Progress for Accounting
Accounting has chart of accounts, AR/AP, invoice and bill detail, payments, auto journal posting, and financial reports.
Available Now
- Chart of accounts
- Journal entries
- AR/AP documents
- Payments
- Auto posting
- Trial balance, P&L, balance sheet, ledger
Recommended Next
- Bank reconciliation
- Tax setup
- Recurring invoices and bills
- Approval workflow
Every major capability explained
Use this as a plain-language specification for what the Accounting area supports.
Chart of Accounts
Create account codes, names, financial statement types, parent accounts, active status, and automatic debit or credit normal balance.
Journal Entry Drafting
Capture journal headers with entry date, reference, description, and multiple debit or credit lines before posting to the ledger.
Balanced Posting Control
Require journal entries to contain at least two valid lines and equal total debits and credits before the entry can be posted.

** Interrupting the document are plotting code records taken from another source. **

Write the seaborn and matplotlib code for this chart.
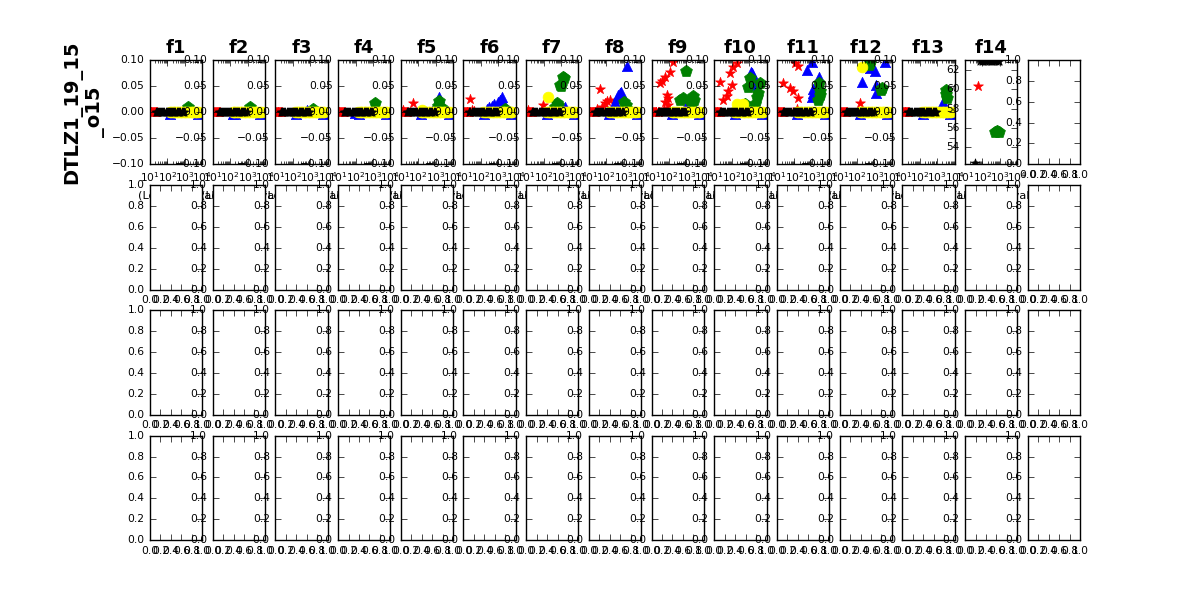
import matplotlib
matplotlib.use("Agg")
import matplotlib.pyplot as plt
import seaborn as sns

# functions shown in the first row
TITLES = ["f1", "f2", "f3", "f4", "f5", "f6", "f7", "f8", "f9", "f10", "f11", "f12", "f13", "f14"]
ROW_LABEL = "DTLZ1_19_15\n_o15"
X_LABEL = "(Log) Interval"

# points lying on the zero line (same in f1..f13)
RED_BASE_X = [10, 11, 12, 13.5, 15, 17, 19, 22, 25]
BLACK_BASE_X = [22, 25, 29, 33, 38, 44, 51, 59, 68, 79, 91, 105, 120, 140,
                160, 185, 215, 250, 290, 340, 400, 470, 550, 650, 760, 880]
YELLOW_BASE_X = [140, 170, 200, 240, 290, 350, 420, 500, 600, 720, 860, 1030, 1240,
                 1480, 1780, 2130, 2560, 3070, 3680, 4420, 5300, 6400]
BLUE_BASE_X = [150, 5500]
BLUE_BASE_Y = [-0.003, -0.004]

# extra points off the zero line, one list per function f1..f13
RED_X = [[], [], [], [],
         [52, 13],
         [23.6, 30, 40],
         [95, 12],
         [43, 80, 105, 160, 30, 60],
         [178, 115, 59, 38, 31, 74, 91, 59, 91, 50],
         [195, 124, 80, 100, 64, 51, 33, 21],
         [107, 166, 23, 87, 166, 135, 56],
         [148],
         []]
RED_Y = [[], [], [], [],
         [0.017, 0.004],
         [0.0246, 0.005, 0.003],
         [0.014, 0.005],
         [0.044, 0.017, 0.022, 0.023, 0.006, 0.01],
         [0.0956, 0.0776, 0.068, 0.06, 0.056, 0.033, 0.027, 0.02, 0.014, 0.007],
         [0.094, 0.087, 0.0745, 0.052, 0.04, 0.031, 0.024, 0.058],
         [0.094, 0.088, 0.056, 0.04, 0.027, 0.007, 0.046],
         [0.017],
         []]

BLUE_X = [[],
          [200],
          [630],
          [95],
          [1620, 1200, 900, 2500, 600],
          [215, 300, 420, 600, 900, 1200, 1550, 1900],
          [1600, 600],
          [1480, 480, 740, 400, 600, 330],
          [1000, 1800, 2300],
          [1400, 1750, 2000, 1250],
          [970, 510, 2700, 1900, 1230, 970, 1100],
          [550, 1070, 4000, 182, 1300, 1300],
          [2050, 2100]]
BLUE_Y = [[],
          [-0.003],
          [0.005],
          [-0.002],
          [0.03, 0.012, 0.008, 0.005, 0.003],
          [0.006, 0.009, 0.012, 0.015, 0.019, 0.024, 0.03, 0.02],
          [0.01, 0.005],
          [0.089, 0.032, 0.039, 0.028, 0.036, 0.02],
          [0.012, 0.015, 0.01],
          [0.0745, 0.068, 0.052, 0.077],
          [0.097, 0.081, 0.068, 0.052, 0.045, 0.03, 0.036],
          [0.085, 0.079, 0.096, 0.057, 0.052, 0.036],
          [0.02, 0.013]]

GREEN_X = [[1600],
           [1400],
           [1500],
           [1300],
           [1650, 1400, 2200],
           [2300],
           [1350, 1500, 870, 1000, 560, 640, 480],
           [1000, 1300, 1600],
           [1000, 2450, 2800, 1580, 427, 660, 2000],
           [1120, 900, 4200, 3400, 2700, 2200, 580],
           [2700, 2950, 2350, 2800],
           [550, 500, 2570, 2450],
           [3200, 3450, 3300]]
GREEN_Y = [[0.009],
           [0.01],
           [0.006],
           [0.017],
           [0.022, 0.012, 0.008],
           [0.006],
           [0.068, 0.066, 0.052, 0.05, 0.017, 0.014, 0.01],
           [0.02, 0.013, 0.006],
           [0.079, 0.031, 0.024, 0.024, 0.024, 0.027, 0.018],
           [0.066, 0.049, 0.055, 0.037, 0.03, 0.016, 0.015],
           [0.055, 0.033, 0.024, 0.04],
           [0.094, 0.09, 0.046, 0.043],
           [0.0425, 0.027, 0.035]]

YELLOW_X = [[], [], [], [], [170], [], [185], [], [], [195, 460], [], [182], []]
YELLOW_Y = [[], [], [], [], [0.005], [], [0.03], [], [], [0.015, 0.015], [], [0.086], []]

# f14 has its own y range
F14_BLACK_X = [72, 90, 110, 140, 180, 230, 290, 370, 470, 600, 760, 950, 37]
F14_BLACK_Y = [62.9, 62.9, 62.9, 62.9, 62.9, 62.9, 62.9, 62.9, 62.9, 62.9, 62.9, 62.9, 52.35]
F14_RED_X = [57]
F14_RED_Y = [60.3]
F14_GREEN_X = [500, 650, 850]
F14_GREEN_Y = [55.6, 55.65, 55.6]
F14_YLIM = (52.2, 63.05)

plt.style.use("classic")
plt.rcParams["font.family"] = ["DejaVu Sans"]
plt.rcParams["xtick.labelsize"] = 7.7
plt.rcParams["ytick.labelsize"] = 7.7


def dots(ax, x, y, marker, color, size):
    if len(x) == 0:
        return
    sns.scatterplot(x=x, y=y, marker=marker, color=color, s=size,
                    edgecolor=color, linewidth=0.5, ax=ax, legend=False)


fig, axes = plt.subplots(4, 15, figsize=(12, 6), dpi=100)
fig.patch.set_facecolor("white")

for i, name in enumerate(TITLES):
    ax = axes[0, i]
    ax.set_xscale("log")
    if i < 13:
        dots(ax, RED_BASE_X + RED_X[i], [0.0] * len(RED_BASE_X) + RED_Y[i], "*", "red", 55)
        dots(ax, BLUE_BASE_X + BLUE_X[i], BLUE_BASE_Y + BLUE_Y[i], "^", "blue", 55)
        dots(ax, GREEN_X[i], GREEN_Y[i], "p", "green", 80)
        dots(ax, YELLOW_BASE_X + YELLOW_X[i], [0.0] * len(YELLOW_BASE_X) + YELLOW_Y[i], "o", "yellow", 60)
        dots(ax, BLACK_BASE_X, [0.0] * len(BLACK_BASE_X), "*", "black", 45)
        ax.set_ylim(-0.1, 0.1)
    else:
        dots(ax, F14_RED_X, F14_RED_Y, "*", "red", 55)
        dots(ax, F14_GREEN_X, F14_GREEN_Y, "p", "green", 80)
        dots(ax, F14_BLACK_X, F14_BLACK_Y, "*", "black", 45)
        ax.set_ylim(*F14_YLIM)
    ax.set_xlim(10, 1e4)
    ax.set_title(name, fontsize=13, fontweight="bold")
    ax.set_xlabel(X_LABEL, fontsize=8.2)
    ax.set_ylabel("")

axes[0, 0].set_ylabel(ROW_LABEL, fontsize=14, fontweight="bold")

fig.savefig("out.png", dpi=100, facecolor="white")
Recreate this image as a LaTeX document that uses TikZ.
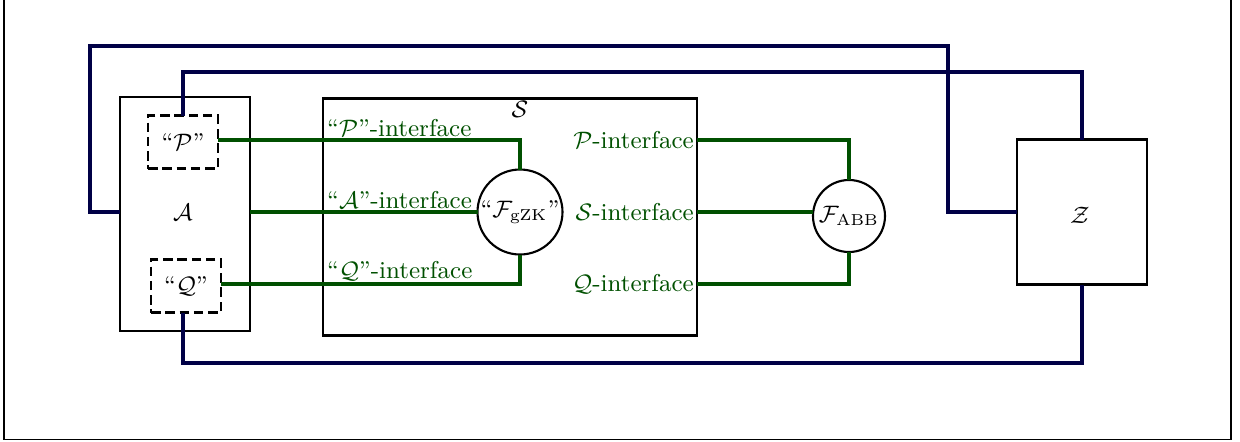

Project and Organization Tracking
Optionally tag journal lines to projects and organizations so accounting activity can be analyzed by delivery or customer context.
Trial Balance
Review posted balances by account as of a selected date, with debit and credit columns for period-end checking.
General Ledger
Inspect posted journal lines for a selected account, including reference, tracking details, debit, credit, and running balance.
How to use this feature area
Follow these steps when setting up or operating this part of ERP Platform.
Create the chart of accounts with account codes, types, and parent accounts.
Create a draft journal entry with balanced debit and credit lines.
Review the journal detail page and post only when the entry is correct.
Run trial balance as of the reporting date.
Use the general ledger to investigate account-level movements and running balance.